Friday, 6 May 2011

Thing 12 - LDSE

LDSE logo
Thing 12 is one of the most complex Things to introduce, but bear with us and hopefully you'll find it repays investigation. 

After completing Thing 12
  • You'll have experimented with using LSDE to design a module or lecture
  • You'll be aware of its underlying aims as a pedagogic design tool
  • You'll have an updated opinion about the usefulness of such tools
What is LDSE?

The Learning Design Support Environment is free-to-use desktop software for lecturers.  It lets you model a module or session in a way that makes it easy to experiment with different approaches.  As you experiment, it automatically generates an analysis similar to Thing 5's Pedagogy Profile which you can use to help you compare different approaches. You can choose to start a design from scratch, from another design, or from someone else's design.  Sharing designs is straightforward - just save the XML-format file and give it to whoever you want to share it with.

The project is funded by the EPSRC and ESRC under their Technology Enhanced Learning programme and has involved computer scientists, educationalists and learning technologists from six HE institutions, including the Oxford team that developed Phoebe (Thing 7).  LDSE has kept the well-received bits of Phoebe and other previous tools, while putting a lot of work into improving usability and developing the conceptual underpinnings.  In a few minutes you'll get to judge for yourself how well it has succeeded.

Two more things are worth pointing out.  One; LDSE is a project not a product - it's still a bit of a prototype.  The team is collecting feedback now, so your blog posts will help them decide how to continue.  Two; the main reason for LDSE existing is to help lecturers take advantage of new technologies.  All the labour-saving design re-use and drag and drop is just a means to this end; it lets the software know something about what you're doing, so it can highlight pedagogic principles which you can apply to decisions about how technology might enhance your teaching.
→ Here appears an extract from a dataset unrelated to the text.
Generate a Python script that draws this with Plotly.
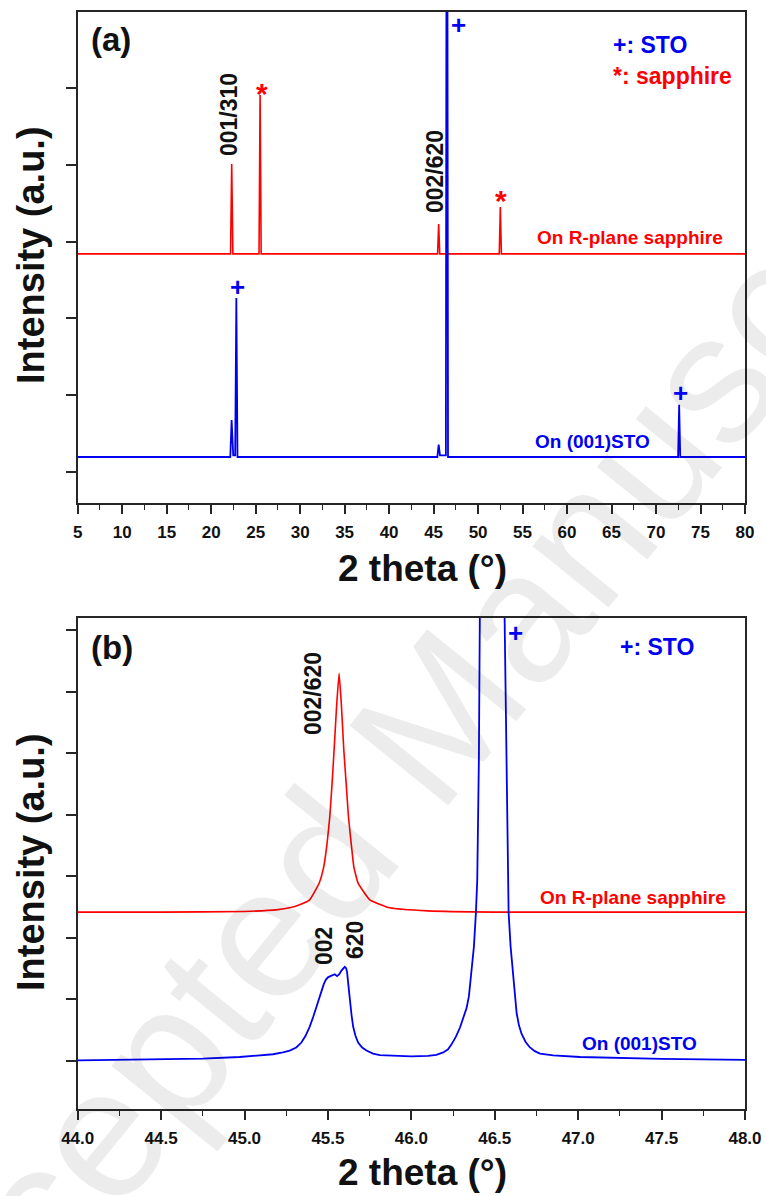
import plotly.graph_objects as go

W, H = 766, 1196

# ---------------- panel (a): wide 2-theta scans ----------------
a_sapphire_2theta = [5.0, 22.18, 22.31, 22.44, 25.38, 25.5, 25.62,
                     45.45, 45.57, 45.69, 52.38, 52.5, 52.62, 80.0]
a_sapphire_int = [0, 0, 1.17, 0, 0, 2.07, 0,
                  0, 0.39, 0, 0, 0.61, 0, 0]

a_sto_2theta = [5.0, 22.15, 22.3, 22.48, 22.7, 22.83, 22.96,
                45.42, 45.57, 45.72, 46.38, 46.5, 46.62,
                72.48, 72.6, 72.72, 80.0]
a_sto_int = [0, 0, 0.48, 0.02, 0.02, 2.07, 0,
             0, 0.16, 0.02, 0.02, 12.0, 0,
             0, 0.68, 0, 0]

A_OFFSET_SAPPHIRE = 2.84
A_OFFSET_STO = 0.195

# ---------------- panel (b): zoom around the 002 reflection ----------------
b_sapphire_2theta = [44.0, 44.5, 45.0, 45.2, 45.27, 45.33, 45.39, 45.447, 45.475,
                     45.495, 45.511, 45.525, 45.537, 45.552, 45.567, 45.581,
                     45.595, 45.609, 45.623, 45.64, 45.655, 45.681, 45.751,
                     45.871, 46.1, 46.5, 47.0, 47.5, 48.0]
b_sapphire_int = [0.0, 0.0, 0.01, 0.04, 0.07, 0.12, 0.20, 0.47, 0.74,
                  1.12, 1.55, 2.1, 2.64, 3.35, 3.88, 3.35,
                  2.64, 2.1, 1.55, 1.1, 0.74, 0.47, 0.20,
                  0.07, 0.02, 0.0, 0.0, 0.0, 0.0]

b_sto_2theta = [44.0, 44.5, 44.75, 44.97, 45.1, 45.171, 45.23, 45.271, 45.31, 45.341,
                45.366, 45.391, 45.412, 45.431, 45.447, 45.461, 45.475, 45.487,
                45.5, 45.515, 45.53, 45.541, 45.555, 45.568, 45.581, 45.592,
                45.601, 45.609, 45.615, 45.622, 45.631, 45.641, 45.651, 45.665,
                45.681, 45.705, 45.731, 45.77, 45.811, 45.9, 46.0, 46.1, 46.15,
                46.191, 46.22, 46.241, 46.268, 46.291, 46.312, 46.331, 46.345,
                46.355, 46.366, 46.375, 46.387, 46.395, 46.405,
                46.421, 46.49, 46.557, 46.569, 46.577, 46.583, 46.595, 46.611,
                46.621, 46.631, 46.645, 46.661, 46.685, 46.711, 46.74, 46.771,
                46.85, 47.011, 47.5, 48.0]
b_sto_int = [0.01, 0.025, 0.04, 0.065, 0.09, 0.11, 0.14, 0.17, 0.22, 0.30,
             0.41, 0.56, 0.72, 0.88, 1.02, 1.15, 1.25, 1.32,
             1.36, 1.38, 1.40, 1.41, 1.38, 1.41, 1.47, 1.51,
             1.53, 1.51, 1.44, 1.25, 0.99, 0.76, 0.56, 0.41,
             0.30, 0.22, 0.17, 0.12, 0.095, 0.08, 0.075, 0.085, 0.10,
             0.14, 0.19, 0.27, 0.40, 0.54, 0.70, 0.86, 1.05,
             1.30, 1.58, 1.86, 2.41, 2.94, 4.95,
             7.6, 40.0, 7.6, 4.95, 2.94, 2.41, 1.86, 1.32,
             1.02, 0.78, 0.58, 0.44, 0.31, 0.22, 0.16, 0.12,
             0.09, 0.065, 0.035, 0.02]

B_OFFSET_SAPPHIRE = 2.42
B_OFFSET_STO = 0.0

RED = "#FF0000"
BLUE = "#0000F0"
FRAME = "#262626"
FONT = "Liberation Sans"

fig = go.Figure()

fig.add_trace(go.Scatter(x=a_sapphire_2theta,
                         y=[v + A_OFFSET_SAPPHIRE for v in a_sapphire_int],
                         mode="lines", line=dict(color=RED, width=1.6),
                         xaxis="x", yaxis="y"))
fig.add_trace(go.Scatter(x=a_sto_2theta,
                         y=[v + A_OFFSET_STO for v in a_sto_int],
                         mode="lines", line=dict(color=BLUE, width=1.8),
                         xaxis="x", yaxis="y"))
fig.add_trace(go.Scatter(x=b_sapphire_2theta,
                         y=[v + B_OFFSET_SAPPHIRE for v in b_sapphire_int],
                         mode="lines", line=dict(color=RED, width=1.6, shape="spline", smoothing=0.4),
                         xaxis="x2", yaxis="y2"))
fig.add_trace(go.Scatter(x=b_sto_2theta,
                         y=[v + B_OFFSET_STO for v in b_sto_int],
                         mode="lines", line=dict(color=BLUE, width=1.8),
                         xaxis="x2", yaxis="y2"))

x_dom = [77.7 / W, 745 / W]


def pdom(top_px, bottom_px):
    return [1 - bottom_px / H, 1 - top_px / H]


tickfont = dict(family=FONT, size=17, color="#111111", weight="bold")
common_x = dict(showline=True, linewidth=2, linecolor=FRAME, mirror=True,
                ticks="outside", ticklen=9, tickwidth=1.6, tickcolor=FRAME,
                showgrid=False, zeroline=False, tickfont=tickfont,
                ticklabelstandoff=4, automargin=False)
common_y = dict(showline=True, linewidth=2, linecolor=FRAME, mirror=True,
                ticks="outside", ticklen=10, tickwidth=1.6, tickcolor=FRAME,
                showgrid=False, zeroline=False, showticklabels=False,
                automargin=False)

fig.update_layout(
    width=W, height=H,
    margin=dict(l=0, r=0, t=0, b=0, autoexpand=False),
    paper_bgcolor="white", plot_bgcolor="white",
    showlegend=False,
    xaxis=dict(domain=x_dom, anchor="y", range=[5, 80],
               tickvals=list(range(5, 81, 5)),
               minor=dict(dtick=2.5, tick0=5, ticks="outside", ticklen=5,
                          tickwidth=1.4, tickcolor=FRAME),
               **common_x),
    yaxis=dict(domain=pdom(12, 503), anchor="x", range=[-0.404, 5.99],
               tickvals=[0, 1, 2, 3, 4, 5], **common_y),
    xaxis2=dict(domain=x_dom, anchor="y2", range=[44, 48],
                tickvals=[44, 44.5, 45, 45.5, 46, 46.5, 47, 47.5, 48],
                tickformat=".1f",
                minor=dict(dtick=0.25, tick0=44, ticks="outside", ticklen=5,
                           tickwidth=1.4, tickcolor=FRAME),
                **common_x),
    yaxis2=dict(domain=pdom(618, 1109), anchor="x2", range=[-0.78, 7.2],
                tickvals=[0, 1, 2, 3, 4, 5, 6, 7], **common_y),
)


def px_ann(text, x, y, size, color="#111111", angle=0, xanchor="center", **kw):
    fig.add_annotation(text=text, x=x / W, y=1 - y / H, xref="paper", yref="paper",
                       showarrow=False, textangle=angle, xanchor=xanchor, yanchor="middle",
                       font=dict(family=FONT, size=size, color=color), **kw)


# watermark across the page
px_ann("Accepted Manuscript", 415, 745, 185, color="rgba(0,0,0,0.075)", angle=-51)

# axis titles
for cy in (255, 862):
    px_ann("<b>Intensity (a.u.)</b>", 31, cy, 38, angle=-90)
px_ann("<b>2 theta (°)</b>", 422, 568, 37)
px_ann("<b>2 theta (°)</b>", 422, 1172, 37)

# panel (a) labels
px_ann("<b>(a)</b>", 111, 40, 33)
px_ann("<b>001/310</b>", 229, 115, 23, angle=-90)
px_ann("<b>002/620</b>", 435, 172, 23, angle=-90)
px_ann("<b>*</b>", 262, 93, 30, color=RED)
px_ann("<b>*</b>", 501, 201, 30, color=RED)
px_ann("<b>+</b>", 458, 25, 26, color=BLUE)
px_ann("<b>+</b>", 237, 287, 26, color=BLUE)
px_ann("<b>+</b>", 680, 393, 26, color=BLUE)
px_ann("<b>+: STO</b>", 611, 45, 23, color=BLUE, xanchor="left")
px_ann("<b>*: sapphire</b>", 611, 76, 23, color=RED, xanchor="left")
px_ann("<b>On R-plane sapphire</b>", 630, 237, 19, color=RED)
px_ann("<b>On (001)STO</b>", 592, 441, 19, color=BLUE)

# panel (b) labels
px_ann("<b>(b)</b>", 112, 647, 33)
px_ann("<b>002/620</b>", 313, 694, 23, angle=-90)
px_ann("<b>002</b>", 324, 946, 23, angle=-90)
px_ann("<b>620</b>", 355, 940, 23, angle=-90)
px_ann("<b>+</b>", 515, 633, 26, color=BLUE)
px_ann("<b>+: STO</b>", 618, 647, 23, color=BLUE, xanchor="left")
px_ann("<b>On R-plane sapphire</b>", 633, 897, 19, color=RED)
px_ann("<b>On (001)STO</b>", 639, 1043, 19, color=BLUE)

fig.write_html("out.html")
Learning Design Support Environment from LDSE on Vimeo.

How is it used?

The tool's focus is 'sessions', which might be lectures or seminars, or more extended work like field trips or unsupervised study.  Future versions may add 'modules', assembled from groups of sessions, and 'teaching and learning activities' from which sessions are assembled.
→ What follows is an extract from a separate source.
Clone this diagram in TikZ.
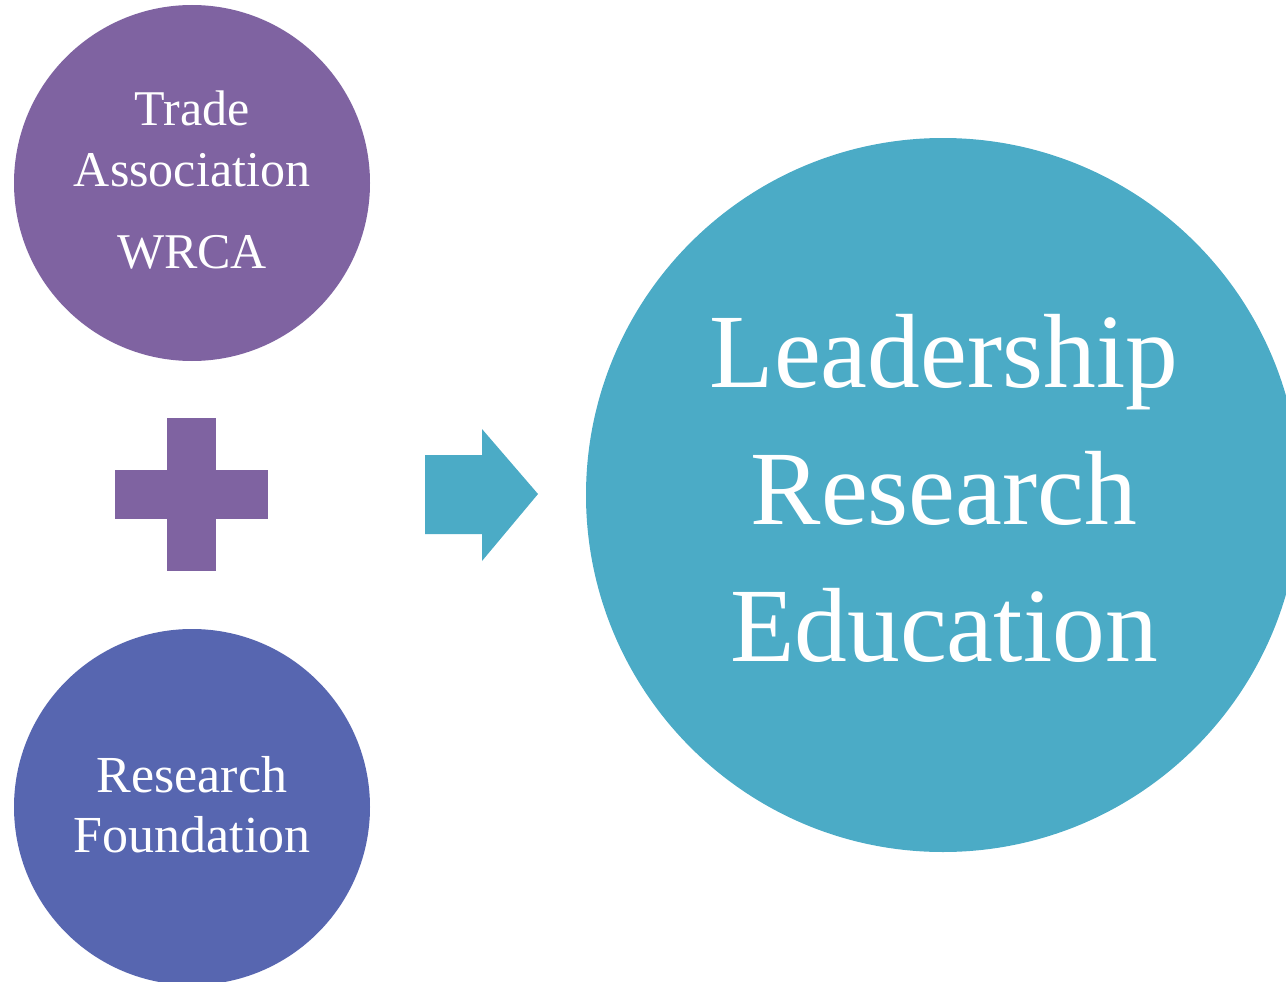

The application window has three parts; a 'files' view in the left-hand column, showing your collection of modules, sessions and learning activities.  The main central pane is where you put together your designs, and the right-hand column is a 'palette' from which you can drag items and drop them into your designs.
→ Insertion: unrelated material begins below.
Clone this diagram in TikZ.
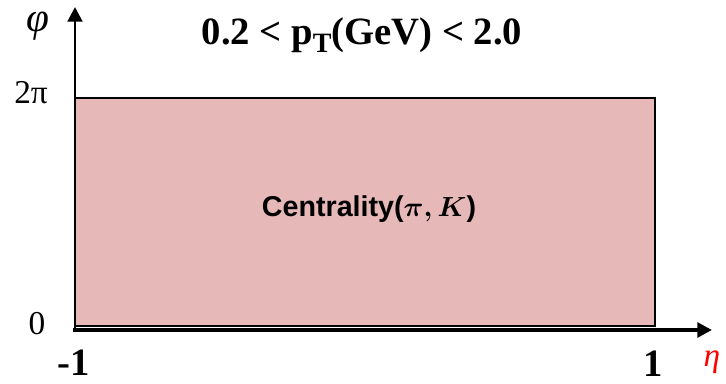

The Session Properties tab

When working on a session the central pane has three tabs: properties, timeline and evaluation.  The properties tab contains the title, timing and description of the session, plus its aims and learning objectives, which need to be dragged in from the palette.  Once dragged in, these very generic statements can be edited to make them specific, e.g. "Students can explain surface features in terms of plate tectonics" could be a contextualisation of "Link between theory and practice".

All LDSE's palette items are 'learning patterns' captured from actual teaching, abstracted from their subject-specific content, and made available to the user as a basis for new content. 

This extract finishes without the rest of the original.